Staying with Cesar and Margarita was great, felt like family and they went well out of their way to show me around and make us feel comfortable. Great people to have as friends!

Done with Bogota, Will left me to meet a friend in Cartagena as I was slowly riding north to go to Barranquillas, to visit the second largest carnival on this planet. Lots and lots of people, too many if you ask me. However it was quite a memorable experience. One day, leaving with a group of friends, dressed as best I could to look like a gringo, I got pick pocketed. It was fun. Most of my money was in a hidden pocket in my bermudas (yeah, I made a hidden pocket in my bermudas), so I didn’t lose much, but the money that was in my pocket and the copy of my passport in a different pocket were gone in a matter of minutes after I stepped out of the cab. The amuzing part was, that the pickpocket went thorough the trouble to take the money from my money clip, search through the notes and return into my pocket the equivalent of 2 beers. Best criminal ever. Thank you pickpocket, you made my night that night.

After that we met Cezar and Margarita in Taganga in their beach house for some scuba diving and more quality time. It felt good after all the craziness in the big city.

Following was Tayrona national park, a flat tyre, ceviche, and finally Medellin. The riding there was spectacular. Lush green, curvy roads, some of the most spectacular scenery ever seen. And the city of Medellin. Let’s just say it had it’s charm. I stayed there longer than I thought. After a couple days of wild fun, it was time to say goodbye to Will. I had to start my ride down to Lima, where I had to catch my flight to go back home. We parted our ways in Cali. Another interesting city I feel I haven’t discovered well enough.

It was the beginning of the end, only to learn that the biggest part of my trip is yet to come…

Time to get to South America

From Montezuma to Panama city in less than a week.

Funny place this Costa Rica, feels just like the states, a bit warmer. I left William to rush down. I don’t remember exactly why, I think it was because I didn’t want to rush on the way to meet our boat ride.

Just a casual hostel in Costa Rica 🙂

On the way to Panama I met my good friend Primoz, with whom I shared many good adventures and I feel eternally in debt for fixing me the job at AMT. I knew he was there and we were planning to meet. I just didn’t know I’ll meet him at the border crossing. With his entire group (Primoz is a fellow tour guide and he was on tour at the time).
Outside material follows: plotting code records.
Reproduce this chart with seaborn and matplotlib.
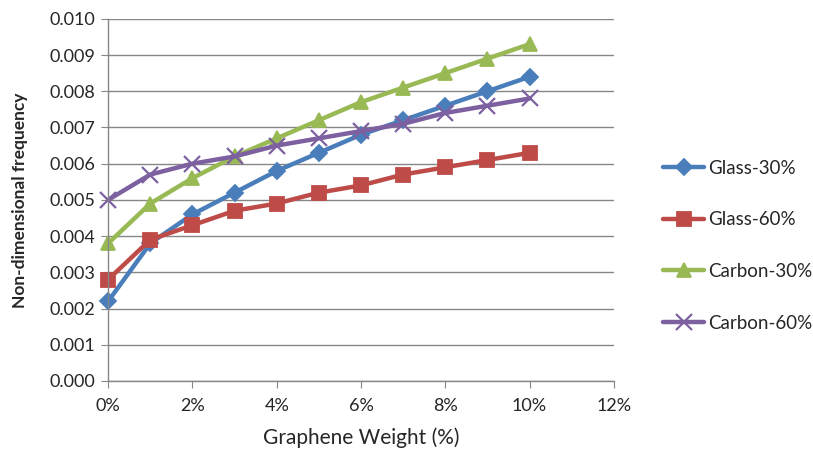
import matplotlib
matplotlib.use("Agg")
import matplotlib.pyplot as plt
import seaborn as sns
import pandas as pd
from matplotlib.ticker import FuncFormatter, MultipleLocator

weights = [0, 1, 2, 3, 4, 5, 6, 7, 8, 9, 10]
glass_30 = [0.0022, 0.0038, 0.0046, 0.0052, 0.0058, 0.0063, 0.0068, 0.0072, 0.0076, 0.0080, 0.0084]
glass_60 = [0.0028, 0.0039, 0.0043, 0.0047, 0.0049, 0.0052, 0.0054, 0.0057, 0.0059, 0.0061, 0.0063]
carbon_30 = [0.0038, 0.0049, 0.0056, 0.0062, 0.0067, 0.0072, 0.0077, 0.0081, 0.0085, 0.0089, 0.0093]
carbon_60 = [0.0050, 0.0057, 0.0060, 0.0062, 0.0065, 0.0067, 0.0069, 0.0071, 0.0074, 0.0076, 0.0078]
series_names = ["Glass-30%", "Glass-60%", "Carbon-30%", "Carbon-60%"]

sns.set_style("white")
plt.rcParams['font.family'] = ['Lato', 'DejaVu Sans']

df = pd.DataFrame({
    "w": weights * 4,
    "v": glass_30 + glass_60 + carbon_30 + carbon_60,
    "s": sum([[n] * len(weights) for n in series_names], []),
})

colors = {"Glass-30%": "#4A7EBB", "Glass-60%": "#BE4B48",
          "Carbon-30%": "#98B954", "Carbon-60%": "#7D60A0"}
markers = {"Glass-30%": "D", "Glass-60%": "s", "Carbon-30%": "^", "Carbon-60%": "x"}
msize = {"Glass-30%": 8, "Glass-60%": 10, "Carbon-30%": 10, "Carbon-60%": 11}

fig = plt.figure(figsize=(8.13, 4.59), dpi=100)
ax = fig.add_axes([0.133, 0.170, 0.622, 0.789])

for name in series_names:
    sub = df[df.s == name]
    sns.lineplot(data=sub, x="w", y="v", ax=ax, color=colors[name],
                 marker=markers[name], markersize=msize[name], linewidth=3.2,
                 markeredgecolor=colors[name], markeredgewidth=1.3 if name != "Carbon-60%" else 1.6,
                 label=name, legend=False, clip_on=False)

ax.set_xlim(0, 12)
ax.set_ylim(0, 0.010)
ax.xaxis.set_major_locator(MultipleLocator(2))
ax.yaxis.set_major_locator(MultipleLocator(0.001))
ax.xaxis.set_major_formatter(FuncFormatter(lambda v, p: f"{int(round(v))}%"))
ax.yaxis.set_major_formatter(FuncFormatter(lambda v, p: f"{v:.3f}"))
ax.grid(axis="y", color="#868686", linewidth=1)
ax.grid(axis="x", visible=False)
for s in ["top", "right"]:
    ax.spines[s].set_visible(False)
for s in ["left", "bottom"]:
    ax.spines[s].set_color("#868686")
    ax.spines[s].set_linewidth(1)
ax.tick_params(axis="both", which="major", length=5, color="#868686",
               direction="out", labelsize=13, bottom=True, left=True)
ax.tick_params(axis="x", pad=7)
ax.tick_params(axis="y", pad=4)
ax.set_xlabel("Graphene Weight (%)", fontsize=15, labelpad=10)
ax.set_ylabel("Non-dimensional frequency", fontsize=12.5, fontweight="bold", labelpad=16)

handles, labels = ax.get_legend_handles_labels()
fig.legend(handles, labels, loc="center left", bbox_to_anchor=(0.795, 0.465),
           frameon=False, fontsize=13.5, labelspacing=1.85, handlelength=2.2,
           handletextpad=0.2)

fig.savefig("out.png", dpi=100)
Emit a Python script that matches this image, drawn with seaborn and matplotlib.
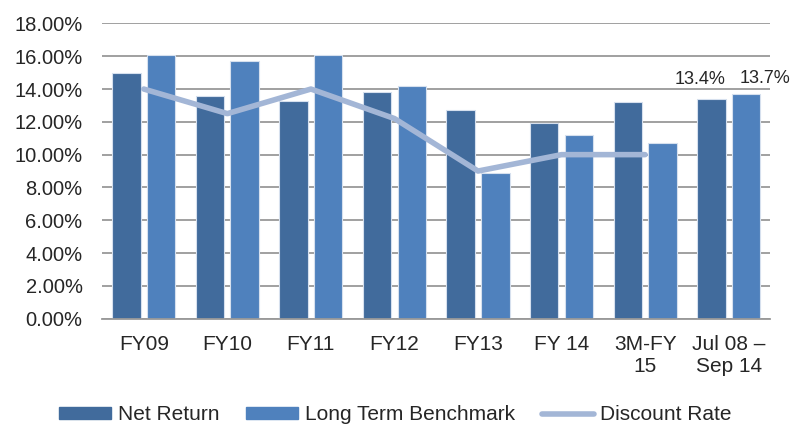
import numpy as np
import pandas as pd
import seaborn as sns
import matplotlib.pyplot as plt
from matplotlib.patches import Patch
from matplotlib.lines import Line2D
from matplotlib.ticker import PercentFormatter

# Dados
periodos = ["FY09", "FY10", "FY11", "FY12", "FY13", "FY 14", "3M-FY\n15", "Jul 08 –\nSep 14"]
net_return = [15.0, 13.6, 13.3, 13.8, 12.7, 11.9, 13.2, 13.4]
benchmark = [16.1, 15.7, 16.1, 14.2, 8.85, 11.2, 10.7, 13.7]
discount_rate = [14.0, 12.5, 14.0, 12.2, 9.0, 10.0, 10.0, np.nan]

cor_net = "#416B9C"
cor_bench = "#4F81BD"
cor_disc = "#A3B6D6"

sns.set_style("white")
plt.rcParams["font.family"] = ["Liberation Sans", "DejaVu Sans"]

df = pd.DataFrame({
    "periodo": periodos * 2,
    "valor": net_return + benchmark,
    "serie": ["Net Return"] * len(periodos) + ["Long Term Benchmark"] * len(periodos),
})
df_linha = pd.DataFrame({"periodo": periodos, "valor": discount_rate}).dropna()

fig, ax = plt.subplots(figsize=(7.91, 4.26), dpi=100)
fig.subplots_adjust(left=0.129, right=0.974, top=0.945, bottom=0.252)

sns.barplot(data=df, x="periodo", y="valor", hue="serie", order=periodos,
            palette=[cor_net, cor_bench], saturation=1, width=0.83, gap=0.18,
            edgecolor="#D6E0EE", linewidth=0.8, legend=False, ax=ax, zorder=2)

sns.lineplot(data=df_linha, x="periodo", y="valor", color=cor_disc, linewidth=4,
             ax=ax, zorder=3)

# Rótulos das duas últimas barras
n = len(periodos) - 1
ax.annotate(f"{net_return[-1]:.1f}%", (n - 0.2, net_return[-1]), xytext=(-8.5, 8),
            textcoords="offset points", ha="center", va="bottom", fontsize=13)
ax.annotate(f"{benchmark[-1]:.1f}%", (n + 0.2, benchmark[-1]), xytext=(14, 5),
            textcoords="offset points", ha="center", va="bottom", fontsize=13)

ax.set_ylim(0, 18)
ax.set_yticks(np.arange(0, 18.01, 2))
ax.yaxis.set_major_formatter(PercentFormatter(decimals=2))
ax.set_xlim(-0.5, len(periodos) - 0.5)
ax.grid(axis="y", color="#999999", linewidth=1.3, zorder=0)
ax.set_axisbelow(True)
for lado in ["top", "right", "left"]:
    ax.spines[lado].set_visible(False)
ax.spines["bottom"].set_color("#999999")
ax.spines["bottom"].set_linewidth(1.3)
ax.set_xlabel("")
ax.set_ylabel("")
ax.tick_params(axis="both", length=0)
ax.tick_params(axis="y", labelsize=14.5, pad=14)
ax.tick_params(axis="x", labelsize=15, pad=12)

handles = [
    Patch(color=cor_net, label="Net Return"),
    Patch(color=cor_bench, label="Long Term Benchmark"),
    Line2D([], [], color=cor_disc, linewidth=4, label="Discount Rate"),
]
fig.legend(handles=handles, loc="lower center", ncol=3, frameon=False,
           fontsize=15, bbox_to_anchor=(0.5, -0.04), handlelength=2.5,
           handleheight=0.5, columnspacing=1.3, handletextpad=0.3)

plt.savefig("out.png", dpi=100)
It was a funny moment and we were traveling to the same place. Us, a group of Slovenians. I learned that I’m less of a Slovenian than I thought to be, maybe because solo traveling forces you to tone down a little bit, blend in so to speak. However, nooone can deny us Slovenians like to drink and party. Loud.

Next day I had perhaps an even more pleasant encounter. Late in the morning I was looking for a nice place to have breakfast and when I found it, Florencia the owner, welcomed me with a warm hug and kiss on my cheek. Immediately I felt like a son coming home after a long weekend. I wish there would be more people like that around here.

After the festival I rolled south to Panama city where I met two distinct characters. Dave and Ed. The first one traveling on a f800GS, the second on a… I think the original bike was a Honda Cub90, but with time and miles changed into a thing, that by his own words is priceless, and I agree. Once you put so many miles, time, money, work and love into a machine, it becomes much more. The Japanese would call it Wabi Sabi I guess.

Spending a few days in Panama city was fun. Met interesting people and visited historic sites, including the Panama channel. What an engineering feat that was. The first ad the second, bigger channel as well.
William arrived and shortly after we went to find us a ride to Colombia. The first boat, the La Poste, clearly screwed us and we’ll never get to hear from the Nigeran Princess ever again… The other boats that might take us felt equally dodgy and the only viable option was flying our bikes to Bogota. For the same price of the boat, with o salt, Nigerian princesses to deal with and all the trip would take less than a day. It took 2 days in the end, but hey, we are in COLOMBIA!